Autonomous navigation represents a transformative shift in how machines perceive, interpret, and interact with the world around them. Moving far beyond simple programmed paths, this technology enables vehicles and robots to traverse complex environments with minimal or no human intervention. It synthesizes data from a multitude of sensors, applies sophisticated algorithms in real time, and makes critical decisions to reach a destination safely and efficiently. This evolution is not merely an engineering feat; it is redefining the boundaries of mobility, logistics, and exploration across numerous sectors.
Core Technologies Powering Autonomous Systems
The foundation of any autonomous navigation system is its sensor suite, acting as the machine's senses. LiDAR sensors emit pulses of light to create high-resolution, 3D maps of the surroundings, excelling at detecting precise shapes and distances. Radar complements this by using radio waves to track moving objects and measure velocity, especially in poor weather conditions. Complementary to these are cameras, which provide rich visual data for object recognition, traffic sign detection, and lane identification, while ultrasonic sensors handle close-proximity obstacles. Together, these inputs form a robust and redundant view of the environment.
Perception and Environmental Understanding
Raw sensor data is meaningless without the ability to interpret it.
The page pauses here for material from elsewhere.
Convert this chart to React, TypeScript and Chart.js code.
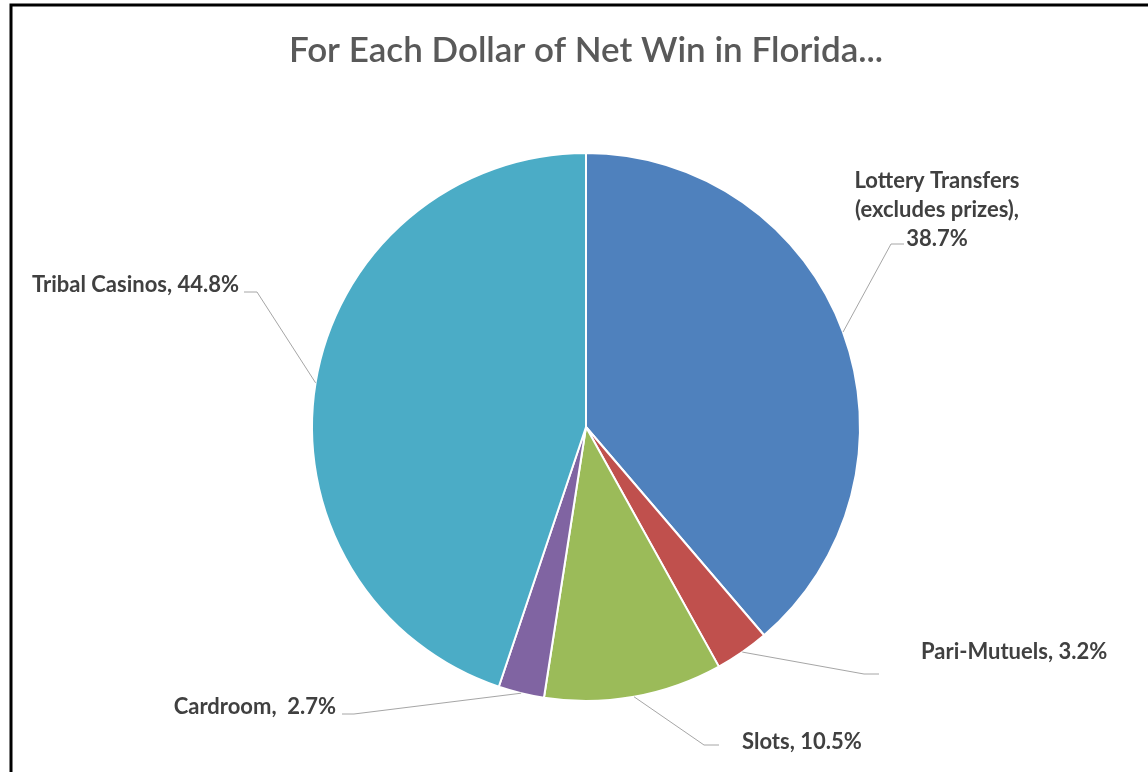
import React, { useEffect, useRef } from "react";
import { Chart, registerables } from "chart.js";

Chart.register(...registerables);

// ---- data ----
const categories = [
  "Lottery Transfers (excludes prizes)",
  "Pari-Mutuels",
  "Slots",
  "Cardroom",
  "Tribal Casinos",
];
const shares = [38.7, 3.2, 10.5, 2.7, 44.8];
const labelPrefixes = [
  "Lottery Transfers\n(excludes prizes),\n",
  "Pari-Mutuels, ",
  "Slots, ",
  "Cardroom,  ",
  "Tribal Casinos, ",
];
const chartTitle = "For Each Dollar of Net Win in Florida...";

// ---- style ----
const colors = ["#4F81BD", "#C0504D", "#9BBB59", "#8064A2", "#4BACC6"];
const FONT = "Lato, 'Open Sans', sans-serif";

// label layout relative to pie center (px)
const labelLayout = [
  { align: "center", tx: 351, ty: -246, elbow: [305, -183], end: [318, -183] },
  { align: "left", tx: 335, ty: 225, elbow: [278, 247], end: [293, 247] },
  { align: "left", tx: 156, ty: 315, elbow: [118, 318], end: [133, 318] },
  { align: "right", tx: -250, ty: 280, elbow: [-232, 287], end: [-244, 287] },
  { align: "right", tx: -347, ty: -142, elbow: [-329, -135], end: [-342, -135] },
];

const decorPlugin = {
  id: "decor",
  beforeDraw(chart: any) {
    const ctx = chart.ctx;
    ctx.save();
    ctx.fillStyle = "#ffffff";
    ctx.fillRect(0, 0, chart.width, chart.height);
    // frame
    ctx.strokeStyle = "#000000";
    ctx.lineWidth = 3;
    ctx.beginPath();
    ctx.moveTo(11, chart.height + 5);
    ctx.lineTo(11, 5);
    ctx.lineTo(chart.width + 5, 5);
    ctx.stroke();
    // title
    ctx.fillStyle = "#595959";
    ctx.font = `600 35px ${FONT}`;
    ctx.textAlign = "center";
    ctx.textBaseline = "middle";
    ctx.fillText(chartTitle, 586, 51);
    ctx.restore();
  },
  afterDatasetsDraw(chart: any) {
    const ctx = chart.ctx;
    const meta = chart.getDatasetMeta(0);
    ctx.save();
    meta.data.forEach((arc: any, i: number) => {
      const lay = labelLayout[i];
      const cx = arc.x;
      const cy = arc.y;
      const mid = (arc.startAngle + arc.endAngle) / 2;
      const ax = cx + Math.cos(mid) * arc.outerRadius;
      const ay = cy + Math.sin(mid) * arc.outerRadius;
      ctx.strokeStyle = "#A6A6A6";
      ctx.lineWidth = 1;
      ctx.beginPath();
      ctx.moveTo(ax, ay);
      ctx.lineTo(cx + lay.elbow[0], cy + lay.elbow[1]);
      ctx.lineTo(cx + lay.end[0], cy + lay.end[1]);
      ctx.stroke();
      const text = labelPrefixes[i] + shares[i].toFixed(1) + "%";
      const lines = text.split("\n");
      ctx.fillStyle = "#404040";
      ctx.font = `bold 22px ${FONT}`;
      ctx.textAlign = lay.align;
      ctx.textBaseline = "middle";
      lines.forEach((ln, k) => {
        ctx.fillText(ln, cx + lay.tx, cy + lay.ty + k * 29);
      });
    });
    ctx.restore();
  },
};

export default function App() {
  const ref = useRef<HTMLCanvasElement | null>(null);
  useEffect(() => {
    document.body.style.margin = "0";
    const canvas = ref.current;
    if (!canvas) return;
    const chart = new Chart(canvas, {
      type: "pie",
      data: {
        labels: categories,
        datasets: [
          {
            data: shares,
            backgroundColor: colors,
            borderColor: "#ffffff",
            borderWidth: 2,
          },
        ],
      },
      options: {
        responsive: false,
        animation: false,
        layout: { padding: { left: 311, right: 287, top: 151, bottom: 69 } },
        plugins: {
          legend: { display: false },
          title: { display: false },
          tooltip: { enabled: false },
        },
      },
      plugins: [decorPlugin],
    });
    return () => chart.destroy();
  }, []);
  return (
    <div style={{ width: 1148, height: 772 }}>
      <canvas ref={ref} width={1148} height={772} style={{ display: "block" }} />
    </div>
  );
}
This is where perception algorithms come into play, filtering out noise and identifying relevant objects such as pedestrians, other vehicles, cyclists, and static obstacles. The system must fuse data from different sensors— a process known as sensor fusion— to create a single, accurate, and reliable environmental model. This model is then used for crucial tasks like detecting drivable areas, predicting the behavior of other agents, and understanding the complex semantics of a scene, such as recognizing a stopped school bus or a traffic light about to change.
The Role of Mapping and Localization
While a human driver uses a mental map and their sense of position within it, an autonomous system relies on highly detailed maps known as HD maps. These maps contain lane markings, traffic signs, signal locations, and topographical details far beyond what is found in a standard GPS system. However, having a map is only half the battle. The system must also know precisely where it is within that map, a process called localization. By continuously comparing real-time sensor data against the HD map, the system can determine its position with meter, or even centimeter-level, accuracy, ensuring it knows exactly where it is and where it needs to go.
Path Planning and Decision Making
With a clear understanding of its environment and location, the system must decide what to do next. Path planning is the process of generating a safe, comfortable, and efficient trajectory from the current position to the goal. This involves navigating through a dynamic world, where the system must make split-second decisions. It must choose a lane, adjust its speed, yield to other vehicles, and execute maneuvers like merging or turning. This decision-making layer weighs numerous factors, including traffic rules, safety margins, passenger comfort, and the predicted actions of other road users, to execute a smooth and lawful journey.
Challenges and the Road Ahead
Despite significant progress, achieving full autonomy remains a formidable challenge. Edge cases—uncommon or unpredictable scenarios like a child chasing a ball into the street or erratic behavior from other drivers—require a level of common-sense reasoning that is difficult to codify. Adverse weather conditions, such as heavy rain, fog, or snow, can degrade sensor performance and complicate localization. Furthermore, the integration of autonomous systems into existing infrastructure and the development of clear regulatory and ethical frameworks are critical hurdles that the industry must address to ensure safe and widespread deployment.